*WHAT TO WORK ON:* Return the lines below exactly, from the first line to the line that contains "SUNSET = 19.04". Leave out pictures.

** Start of MATERIAL **

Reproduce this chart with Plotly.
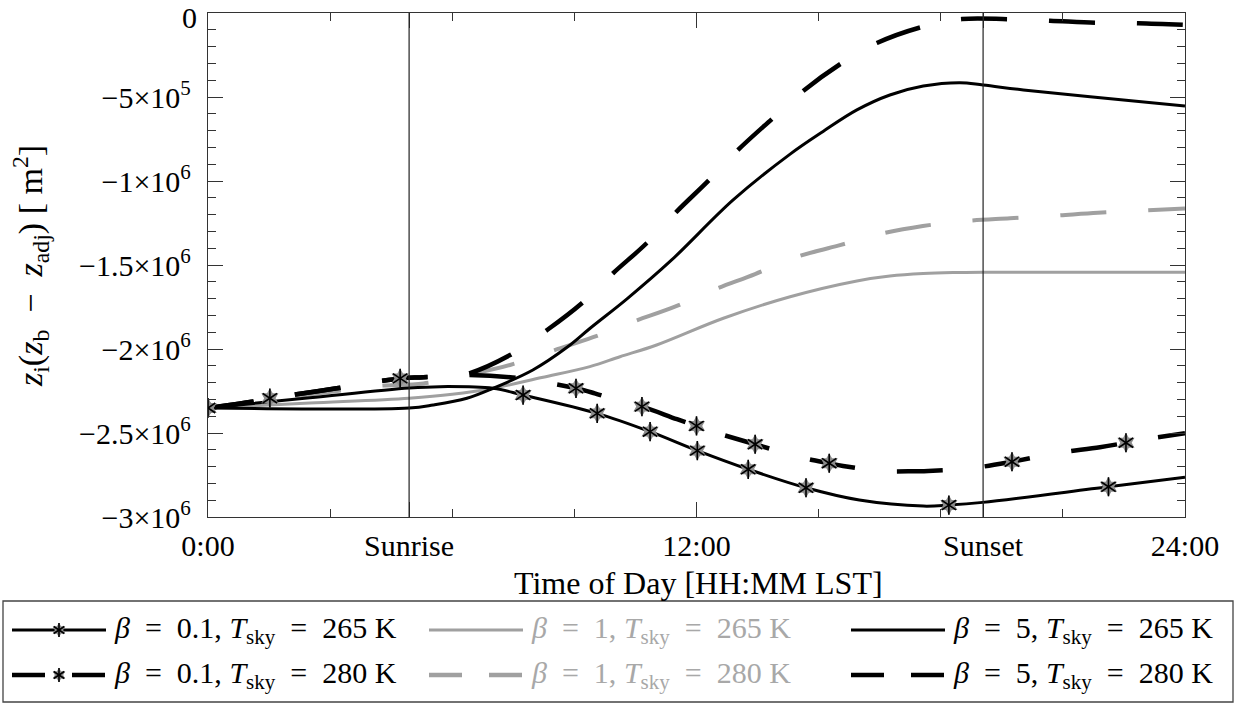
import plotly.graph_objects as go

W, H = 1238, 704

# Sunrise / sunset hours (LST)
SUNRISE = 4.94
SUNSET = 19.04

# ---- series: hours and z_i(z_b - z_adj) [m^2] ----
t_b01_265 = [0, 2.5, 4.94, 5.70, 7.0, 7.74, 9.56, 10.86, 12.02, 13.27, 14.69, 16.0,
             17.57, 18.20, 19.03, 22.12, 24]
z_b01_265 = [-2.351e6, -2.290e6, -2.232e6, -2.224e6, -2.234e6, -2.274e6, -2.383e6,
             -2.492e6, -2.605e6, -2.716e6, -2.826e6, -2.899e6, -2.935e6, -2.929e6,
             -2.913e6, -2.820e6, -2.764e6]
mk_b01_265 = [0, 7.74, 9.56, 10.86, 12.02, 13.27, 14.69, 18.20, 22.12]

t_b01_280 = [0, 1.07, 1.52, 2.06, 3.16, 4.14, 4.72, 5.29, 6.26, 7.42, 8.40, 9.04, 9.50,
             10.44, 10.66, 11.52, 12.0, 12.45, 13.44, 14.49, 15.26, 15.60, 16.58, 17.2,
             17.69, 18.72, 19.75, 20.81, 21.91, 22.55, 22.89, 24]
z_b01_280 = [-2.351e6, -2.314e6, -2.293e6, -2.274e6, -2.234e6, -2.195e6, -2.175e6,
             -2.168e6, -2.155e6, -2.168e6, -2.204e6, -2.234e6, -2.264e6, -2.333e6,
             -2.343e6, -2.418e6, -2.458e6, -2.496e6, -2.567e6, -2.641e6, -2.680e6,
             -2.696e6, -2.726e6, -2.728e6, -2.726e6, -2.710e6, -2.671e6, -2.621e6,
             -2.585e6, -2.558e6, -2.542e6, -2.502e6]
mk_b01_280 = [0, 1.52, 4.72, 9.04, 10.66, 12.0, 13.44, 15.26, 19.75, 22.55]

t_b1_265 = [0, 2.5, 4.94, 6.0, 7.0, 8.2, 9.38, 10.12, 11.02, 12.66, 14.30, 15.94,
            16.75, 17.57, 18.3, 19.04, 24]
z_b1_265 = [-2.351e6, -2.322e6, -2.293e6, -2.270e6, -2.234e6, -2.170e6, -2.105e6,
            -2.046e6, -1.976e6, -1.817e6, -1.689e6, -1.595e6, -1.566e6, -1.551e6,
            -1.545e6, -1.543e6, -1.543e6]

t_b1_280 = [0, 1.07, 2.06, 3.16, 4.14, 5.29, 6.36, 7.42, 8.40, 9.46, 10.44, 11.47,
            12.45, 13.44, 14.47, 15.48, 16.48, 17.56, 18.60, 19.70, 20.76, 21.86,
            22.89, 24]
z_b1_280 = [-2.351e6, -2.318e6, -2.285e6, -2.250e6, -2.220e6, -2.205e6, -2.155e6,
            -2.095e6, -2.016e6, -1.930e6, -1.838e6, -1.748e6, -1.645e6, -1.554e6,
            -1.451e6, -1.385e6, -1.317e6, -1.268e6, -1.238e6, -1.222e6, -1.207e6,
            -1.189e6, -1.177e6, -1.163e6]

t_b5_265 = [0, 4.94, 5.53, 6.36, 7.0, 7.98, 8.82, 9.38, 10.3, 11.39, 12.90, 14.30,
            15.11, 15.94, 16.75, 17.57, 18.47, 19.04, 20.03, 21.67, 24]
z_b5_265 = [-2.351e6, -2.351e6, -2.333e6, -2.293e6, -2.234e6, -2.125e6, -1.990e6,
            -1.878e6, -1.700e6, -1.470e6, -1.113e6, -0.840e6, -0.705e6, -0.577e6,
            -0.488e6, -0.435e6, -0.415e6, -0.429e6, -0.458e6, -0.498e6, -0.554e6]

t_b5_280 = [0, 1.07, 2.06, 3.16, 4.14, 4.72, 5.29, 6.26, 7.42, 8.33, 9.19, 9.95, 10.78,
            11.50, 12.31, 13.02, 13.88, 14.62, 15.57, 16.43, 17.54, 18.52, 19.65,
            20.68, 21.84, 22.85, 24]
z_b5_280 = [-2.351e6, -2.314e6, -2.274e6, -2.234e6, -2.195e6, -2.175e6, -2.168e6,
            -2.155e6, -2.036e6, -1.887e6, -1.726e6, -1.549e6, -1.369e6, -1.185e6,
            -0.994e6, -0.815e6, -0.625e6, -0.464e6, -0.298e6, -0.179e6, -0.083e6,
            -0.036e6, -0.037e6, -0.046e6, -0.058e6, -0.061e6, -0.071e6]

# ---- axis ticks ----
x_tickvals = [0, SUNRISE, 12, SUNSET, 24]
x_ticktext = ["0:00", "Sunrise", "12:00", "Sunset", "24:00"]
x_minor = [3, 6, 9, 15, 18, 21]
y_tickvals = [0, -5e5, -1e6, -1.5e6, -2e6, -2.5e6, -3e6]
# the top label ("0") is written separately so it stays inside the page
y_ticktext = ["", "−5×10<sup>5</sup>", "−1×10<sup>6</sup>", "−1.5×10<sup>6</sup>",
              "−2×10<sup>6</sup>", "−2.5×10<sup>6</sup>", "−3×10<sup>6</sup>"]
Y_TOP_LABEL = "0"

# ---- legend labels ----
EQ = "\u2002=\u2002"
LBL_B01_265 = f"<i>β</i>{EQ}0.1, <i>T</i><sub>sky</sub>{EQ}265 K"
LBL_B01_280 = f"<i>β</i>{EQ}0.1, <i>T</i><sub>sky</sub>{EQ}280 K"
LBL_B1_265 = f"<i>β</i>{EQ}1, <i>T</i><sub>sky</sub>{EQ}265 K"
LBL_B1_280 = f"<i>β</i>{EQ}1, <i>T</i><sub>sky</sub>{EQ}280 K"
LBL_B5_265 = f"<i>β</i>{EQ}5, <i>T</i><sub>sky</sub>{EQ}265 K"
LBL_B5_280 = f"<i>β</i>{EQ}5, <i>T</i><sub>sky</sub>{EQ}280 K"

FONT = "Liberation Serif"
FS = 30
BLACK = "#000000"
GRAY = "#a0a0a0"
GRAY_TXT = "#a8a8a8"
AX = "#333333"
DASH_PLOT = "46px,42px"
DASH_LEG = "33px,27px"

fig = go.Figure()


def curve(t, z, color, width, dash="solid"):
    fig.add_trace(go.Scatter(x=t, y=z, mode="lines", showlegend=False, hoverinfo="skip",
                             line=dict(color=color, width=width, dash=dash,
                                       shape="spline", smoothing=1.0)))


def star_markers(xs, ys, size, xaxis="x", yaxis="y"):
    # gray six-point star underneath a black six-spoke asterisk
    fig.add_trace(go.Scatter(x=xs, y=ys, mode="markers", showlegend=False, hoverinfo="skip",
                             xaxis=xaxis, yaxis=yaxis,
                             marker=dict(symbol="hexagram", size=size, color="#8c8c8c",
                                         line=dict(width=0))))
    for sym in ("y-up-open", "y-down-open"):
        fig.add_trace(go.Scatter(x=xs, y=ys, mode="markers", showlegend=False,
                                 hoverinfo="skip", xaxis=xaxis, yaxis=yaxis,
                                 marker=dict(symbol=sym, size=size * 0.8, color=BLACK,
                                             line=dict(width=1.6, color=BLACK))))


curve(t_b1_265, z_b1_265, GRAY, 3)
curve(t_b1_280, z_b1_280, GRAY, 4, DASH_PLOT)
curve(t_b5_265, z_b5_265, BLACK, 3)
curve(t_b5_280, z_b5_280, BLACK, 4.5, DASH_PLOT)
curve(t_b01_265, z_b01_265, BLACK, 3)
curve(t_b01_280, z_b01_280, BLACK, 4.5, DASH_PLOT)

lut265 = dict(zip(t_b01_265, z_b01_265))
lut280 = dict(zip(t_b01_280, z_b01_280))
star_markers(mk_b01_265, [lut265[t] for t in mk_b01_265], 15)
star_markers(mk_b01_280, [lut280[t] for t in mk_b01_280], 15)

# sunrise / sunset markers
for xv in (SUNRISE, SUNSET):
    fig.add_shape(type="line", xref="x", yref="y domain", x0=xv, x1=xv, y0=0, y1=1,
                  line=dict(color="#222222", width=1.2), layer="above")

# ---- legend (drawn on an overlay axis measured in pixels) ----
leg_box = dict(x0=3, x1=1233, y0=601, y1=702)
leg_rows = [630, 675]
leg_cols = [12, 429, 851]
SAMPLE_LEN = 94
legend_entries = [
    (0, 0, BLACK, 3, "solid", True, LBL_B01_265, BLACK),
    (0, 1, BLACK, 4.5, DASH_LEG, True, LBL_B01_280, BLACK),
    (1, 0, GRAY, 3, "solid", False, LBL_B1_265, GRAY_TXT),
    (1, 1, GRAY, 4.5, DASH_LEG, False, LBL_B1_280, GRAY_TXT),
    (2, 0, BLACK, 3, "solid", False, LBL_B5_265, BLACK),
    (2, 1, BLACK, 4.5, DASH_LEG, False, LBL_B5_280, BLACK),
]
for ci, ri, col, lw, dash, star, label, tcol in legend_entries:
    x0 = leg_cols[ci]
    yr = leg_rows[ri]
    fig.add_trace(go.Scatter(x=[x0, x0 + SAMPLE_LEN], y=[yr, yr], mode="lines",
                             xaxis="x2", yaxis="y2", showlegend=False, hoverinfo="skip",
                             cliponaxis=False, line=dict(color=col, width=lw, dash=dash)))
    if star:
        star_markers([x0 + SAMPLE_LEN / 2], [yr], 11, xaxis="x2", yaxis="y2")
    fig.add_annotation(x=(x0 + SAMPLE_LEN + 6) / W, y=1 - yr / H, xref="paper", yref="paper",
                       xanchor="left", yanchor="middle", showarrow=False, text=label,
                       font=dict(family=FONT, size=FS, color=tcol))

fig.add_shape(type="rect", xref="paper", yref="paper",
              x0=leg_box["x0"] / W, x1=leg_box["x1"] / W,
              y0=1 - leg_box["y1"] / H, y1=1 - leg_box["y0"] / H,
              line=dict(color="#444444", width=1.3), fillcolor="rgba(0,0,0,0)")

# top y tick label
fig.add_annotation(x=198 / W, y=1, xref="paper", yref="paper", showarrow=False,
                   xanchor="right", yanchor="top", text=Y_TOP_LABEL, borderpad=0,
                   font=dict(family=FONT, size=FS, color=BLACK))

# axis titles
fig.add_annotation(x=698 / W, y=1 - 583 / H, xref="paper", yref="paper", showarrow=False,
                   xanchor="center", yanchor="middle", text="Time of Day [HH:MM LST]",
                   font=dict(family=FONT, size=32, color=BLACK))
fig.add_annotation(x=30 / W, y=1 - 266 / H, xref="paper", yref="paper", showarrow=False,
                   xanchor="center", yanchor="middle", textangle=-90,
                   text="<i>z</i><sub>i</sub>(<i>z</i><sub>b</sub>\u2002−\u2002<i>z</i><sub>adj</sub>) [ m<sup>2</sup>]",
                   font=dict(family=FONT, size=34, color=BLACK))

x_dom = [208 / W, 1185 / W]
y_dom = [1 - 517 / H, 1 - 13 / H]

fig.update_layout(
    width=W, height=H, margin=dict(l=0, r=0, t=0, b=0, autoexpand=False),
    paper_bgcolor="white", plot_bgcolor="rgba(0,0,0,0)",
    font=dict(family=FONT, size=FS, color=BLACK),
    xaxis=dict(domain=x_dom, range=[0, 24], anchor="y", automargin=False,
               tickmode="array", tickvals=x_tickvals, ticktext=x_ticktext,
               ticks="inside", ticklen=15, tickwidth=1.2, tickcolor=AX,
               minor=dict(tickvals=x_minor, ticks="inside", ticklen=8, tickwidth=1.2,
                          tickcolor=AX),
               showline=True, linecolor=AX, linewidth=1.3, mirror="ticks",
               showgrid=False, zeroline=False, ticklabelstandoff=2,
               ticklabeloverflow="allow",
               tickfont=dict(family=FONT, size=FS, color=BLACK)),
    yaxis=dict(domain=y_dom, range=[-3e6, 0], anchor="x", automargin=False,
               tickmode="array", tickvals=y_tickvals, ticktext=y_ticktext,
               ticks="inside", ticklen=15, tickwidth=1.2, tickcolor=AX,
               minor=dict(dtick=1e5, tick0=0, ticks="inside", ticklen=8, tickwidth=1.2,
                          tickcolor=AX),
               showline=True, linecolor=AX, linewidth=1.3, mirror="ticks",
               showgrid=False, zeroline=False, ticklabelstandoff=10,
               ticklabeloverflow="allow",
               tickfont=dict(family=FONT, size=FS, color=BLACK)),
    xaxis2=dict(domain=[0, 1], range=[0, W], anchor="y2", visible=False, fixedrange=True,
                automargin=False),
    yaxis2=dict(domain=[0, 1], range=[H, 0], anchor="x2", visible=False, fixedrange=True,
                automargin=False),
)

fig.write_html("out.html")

** End of MATERIAL **

*TASK RESPONSE:*
Reproduce this chart with Plotly.
import plotly.graph_objects as go

W, H = 1238, 704

# Sunrise / sunset hours (LST)
SUNRISE = 4.94
SUNSET = 19.04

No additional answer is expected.